The Race of My Life: An Autobiography
- Coverage page of The Race of My Life
- Author: Milkha Singh with Sonia Sanwalka
- Language: Hindi
- Subject: Indian Athlete
- Genre: autobiography
- Published: 2013 by Rupa Publications
- Publication place: India
- Pages: 160 pp (first edition)
- ISBN: 8129129108
- OCLC: 857897315

= The Race of My Life =

Autobiography by Milkha Singh

The Race of My Life: An Autobiography is the autobiography of Indian athlete Milkha Singh, coauthored with daughter Sonia Sanwalka. The film Bhaag Milkha Bhaag is based on it.

==Summary==
Milkha Singh, a sikh boy born around 1930s, (Note: There are different records for his birth date. Records in Pakistan note it as 20 November 1929. Other records note it as 17 October 1935 and 20 November 1935. The birthdate is written 20 November 1932, on his passport.) runs against trains for fun. A lot of his family members who belong to Milkha Singh family, including his parents, are killed in the Partition of India. After many attempts, he is finally able to join the Indian army. Whilst in the army, his athletic skills show. He wins gold medals in the 1958 Asian Games and 1958 Commonwealth Games. After winning the friendly race between India and Pakistan, in 1960, he earns the title of The Flying Sikh by Ayub Khan. However, he loses the bronze medal by fraction of a second at the 1960 Summer Olympics, due to a judgement error on the race track. In 1963, he marries his longtime love Nirmal Kaur, former captain of India's women's volleyball team. In 1971, their son Jeev Milkha Singh is born. Jeev, also a sportsman, became a world class golfer.

==Bhaag Milkha Bhaag==
Singh said that after reading his autobiography, a few Bollywood directors approached him, asking to make a film on his life. Singh's son, Jeev Milkha Singh, decided that the film rights be given to Rakeysh Omprakash Mehra. Singh sold the rights for ₹1, with a clause that 10-15% of the film's profits would be donated to his charitable trust.

Farhan Akhtar starred as Singh, and Sonam Kapoor starred as Biro–inspired by one of Singh's real love interests. Made on a budget of ₹30 crore, Bhaag Milkha Bhaag grossed ₹164 crore worldwide. It was one of the highest grossing 2013 Bollywood films.

Of the film and Akhtar's portrayal of him, Singh said "Farhan Akhtar has done a brilliant job.
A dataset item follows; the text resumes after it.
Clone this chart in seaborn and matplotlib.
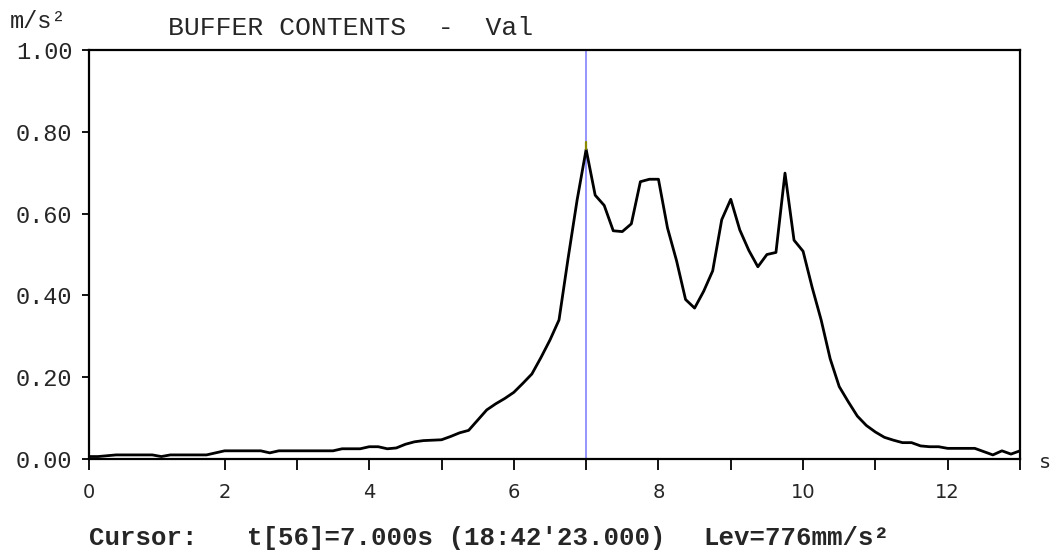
import numpy as np
import pandas as pd
import matplotlib
matplotlib.use("Agg")
import matplotlib.pyplot as plt
import seaborn as sns

# ---- data ----
dt = 0.125
values = [
    0.006, 0.006, 0.006, 0.008, 0.010, 0.010, 0.010, 0.010, 0.010, 0.006,
    0.010, 0.010, 0.010, 0.010, 0.010, 0.015, 0.020, 0.020, 0.020, 0.020,
    0.020, 0.015, 0.020, 0.020, 0.020, 0.020, 0.020, 0.020, 0.020, 0.025,
    0.025, 0.025, 0.030, 0.030, 0.025, 0.027, 0.036, 0.042, 0.045, 0.046,
    0.047, 0.055, 0.064, 0.070, 0.095, 0.120, 0.135, 0.148, 0.163, 0.185,
    0.208, 0.248, 0.291, 0.340, 0.490, 0.633, 0.757, 0.645, 0.620, 0.558,
    0.556, 0.575, 0.678, 0.684, 0.684, 0.565, 0.485, 0.390, 0.369, 0.410,
    0.460, 0.585, 0.635, 0.560, 0.510, 0.470, 0.500, 0.505, 0.699, 0.535,
    0.508, 0.420, 0.340, 0.245, 0.177, 0.140, 0.105, 0.082, 0.066, 0.053,
    0.046, 0.040, 0.040, 0.032, 0.030, 0.030, 0.026, 0.026, 0.026, 0.026,
    0.018, 0.010, 0.020, 0.012, 0.020,
]
times = [i * dt for i in range(len(values))]
cursor_t = 7.0
cursor_level = 0.776
x_start, x_end = 0.125, 13.0
x_ticks = [x_start, 2, 3, 4, 5, 6, 7, 8, 9, 10, 11, 12, 13]
x_labels = ["0", "2", "", "4", "", "6", "", "8", "", "10", "", "12", ""]
y_ticks = [0.0, 0.2, 0.4, 0.6, 0.8, 1.0]
y_labels = ["0.00", "0.20", "0.40", "0.60", "0.80", "1.00"]
title = "BUFFER CONTENTS  -  Val"
y_unit = "m/s\u00b2"
x_unit = "s"
cursor_label = "Cursor:"
cursor_time = "t[56]=7.000s (18:42'23.000)"
cursor_lev = "Lev=776mm/s\u00b2"

df = pd.DataFrame({"t": times, "v": values})

sns.set_style("white")
plt.rcParams["font.family"] = ["Liberation Mono", "DejaVu Sans Mono"]

W, H = 1051, 554
fig = plt.figure(figsize=(W / 100, H / 100), dpi=100)
fig.patch.set_facecolor("white")
ax = fig.add_axes([89 / W, 1 - 459 / H, 931 / W, 409 / H])

ax.axvline(cursor_t, color="#8c8cff", lw=1.3, zorder=1)
sns.lineplot(data=df, x="t", y="v", color="black", lw=2.0, ax=ax, zorder=2)
ax.plot([cursor_t, cursor_t], [0.757, cursor_level], color="#8a8a00", lw=1.6, zorder=3)

ax.set_xlim(x_start, x_end)
ax.set_ylim(0, 1.0)
ax.set_xlabel("")
ax.set_ylabel("")

ax.set_xticks(x_ticks)
ax.set_xticklabels(x_labels, family=["Liberation Sans Narrow", "DejaVu Sans"], fontsize=14)
ax.set_yticks(y_ticks)
ax.set_yticklabels(y_labels, family=["Liberation Mono"], fontsize=17)

ax.tick_params(axis="x", direction="out", length=8, width=1.3, color="black", pad=9, bottom=True)
ax.tick_params(axis="y", direction="out", length=5, width=1.3, color="black", pad=7, left=True)

for s in ax.spines.values():
    s.set_visible(True)
    s.set_color("black")
    s.set_linewidth(1.6)

ax.grid(False)
ax.set_facecolor("white")

fig.text(10 / W, 1 - 21 / H, y_unit, ha="left", va="center", fontsize=17,
         family=["Liberation Mono"])
fig.text(168 / W, 1 - 28 / H, title, ha="left", va="center", fontsize=19,
         family=["Liberation Mono"])
fig.text(1040 / W, 1 - 462 / H, x_unit, ha="left", va="center", fontsize=14,
         family=["Liberation Sans Narrow", "DejaVu Sans"])
cy = 1 - 538 / H
fig.text(89 / W, cy, cursor_label, ha="left", va="center", fontsize=18.5,
         fontweight="bold", family=["Liberation Mono"])
fig.text(247 / W, cy, cursor_time, ha="left", va="center", fontsize=18.5,
         fontweight="bold", family=["Liberation Mono"])
fig.text(703 / W, cy, cursor_lev, ha="left", va="center", fontsize=18.5,
         fontweight="bold", family=["Liberation Mono"])

fig.savefig("out.png", dpi=100, facecolor="white")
He looked like my duplicate in the movie. The director, too, did a great a job. Also, the dialogues and the lyrics by Prasoon Joshi are brilliant. There was nothing which I felt should be changed in the movie, it was perfect."

==Reception==
IBN Live panned The Race of My Life as disappointing, as they felt that it was "nothing but part of a deal for the movie's production."